The two metre distancing rule will indeed mean we have to avoid direct contact and will make it harder to escort customers within stations, so extra time should be allowed for this. Nevertheless we will continue to do it as best we can.”

Just how (applying the 2 metre rule) will a visually impaired person be prevented from falling over obstacles, tripping on escalators etc?

Whilst I do, of course recognise the need for TFL employees to remain free (so far as is humanly possible) of Corona, I can’t help but wonder whether the use of a mask by employees, coupled with the changing of overalls after having conducted the visually impaired person would not be a more practical and sensible solution. Indeed if the visually impaired individual takes a bare arm, then the application of soap or hand sanatiser after the guidance has taken place would, surely be sufficient to prevent the possibility of COVID infection?

If any scientists happen to read this post, I would be interested to know your thoughts. In particular what are the possibilities of COVID being passed from a customer to a member of station staff (or, indeed the other way around) in what is, almost always a transaction of a few minutes?

Whilst walking through the woods yesterday, a gentleman offered his arm and helped me to pass some fallen branches which were blocking the woodland track. This response heartened me and contrasts quite starkly with the beurocratic position adopted by TFL and (doubtless) other service providers.

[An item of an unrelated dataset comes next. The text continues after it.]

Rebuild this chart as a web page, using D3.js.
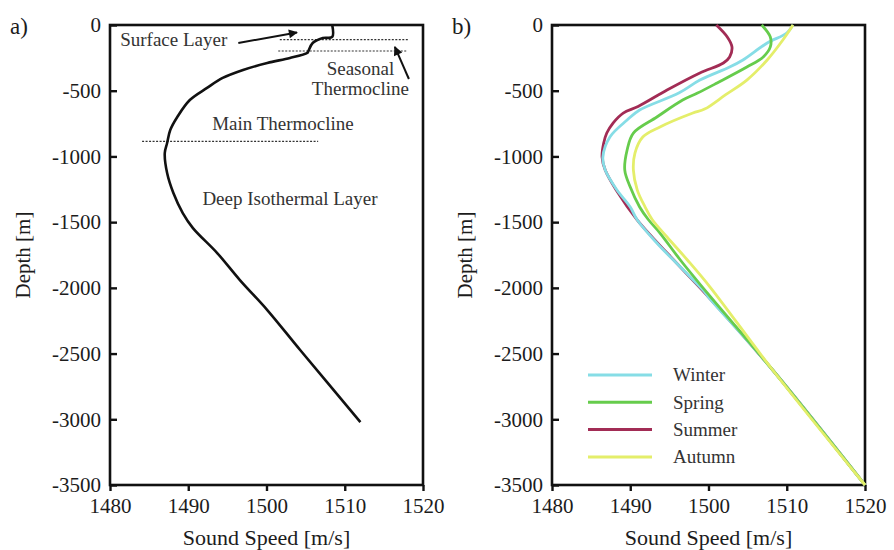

Of course the gentleman and I where in the good fresh air which does, I understand greatly reduce the possibility of passing the virus, particularly if one is in contact with another person only briefly. However this gentleman showed common decency and I’m grateful to him for his act of kindness.

There have been reports of neighbours and others reporting people for breaking social distancing rules. Perhaps the most famous example of this (although I have no idea who tipped off the press, or whether it was down to investigative journalism or muckraking depending on one’s perspective), was the revelation that Neil Ferguson (the scientist who’s work persuaded the government to introduce the lockdown here in the UK) had, himself been breaking social distancing rules.

The government had advised those in a relationship to either move in together (and not change between their respective homes), or to stop seeing one another during the Corona pandemic. However Professor Ferguson (a proponent of lockdown and social distancing) was found to have been seeing his married lover, (see https://www.dailymail.co.uk/news/article-8289921/Scientist-advice-led-lockdown-QUITS-breaking-restrictions-meet-married-lover.html).

There was, I believe a public interest in publishing the fact that a leading proponent of lockdown was breaking the rules which he himself was advocating. However would I, personally report a neighbour if I became aware that they where seeing people in their home who did not form part of their household?

The answer to the above question is no. Whilst I am, of course concerned about Corona, I don’t wish to live in a society where (as in the former East Germany/the German Democratic Republic) or Nazi Germany, people inform on their neighbours. To me someone beating their partner (or a child) is a very good reason for calling the police, but that same man (or woman) seeing friends, a partner who doesn’t live with them, or a casual lover is not. To me what goes on behind the closed doors of a person’s home is no concern of mine (apart from the exceptions outlined above).